Peel and dice the onion. Dice the red pepper. Peel and finely slice the garlic.

2

Set a large saucepan over a medium-high heat with a drizzle of olive oil. Add the beef mince and fry for 5–6 mins, breaking it up with a wooden spoon, until browned all over. Season well with salt and black pepper, then transfer to a plate.

3

In the same pan, heat another drizzle of oil if needed. Add the onion, pepper and garlic. Fry for 6–8 mins until soft and starting to catch.

4

Add the bay leaves, cayenne, cumin, oregano and smoked paprika.

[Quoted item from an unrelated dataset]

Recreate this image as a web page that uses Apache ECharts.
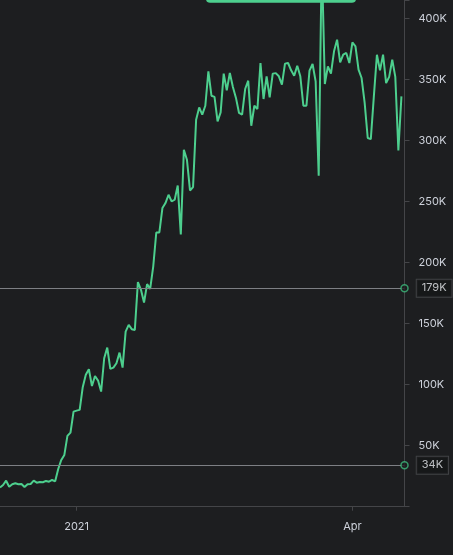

Stir and cook for 1–2 mins to toast the spices.

5

Squeeze in the tomato purée and stir for 2 mins until deepened in colour.

6

Pour in the chopped tomatoes and chicken stock, then return the browned beef to the pan. Give it all a good stir, bring to the boil, then reduce to a simmer for 25–30 mins until rich and thickened. Taste and season.

7

While that bubbles away, cook the rice according to pack instructions if you haven’t already. Grate the Cheddar and cut the lime into wedges.

8

Spoon the chilli over bowls of rice. Top with sour cream, grated Cheddar, a few coriander leaves and a wedge of lime. Finish with black pepper.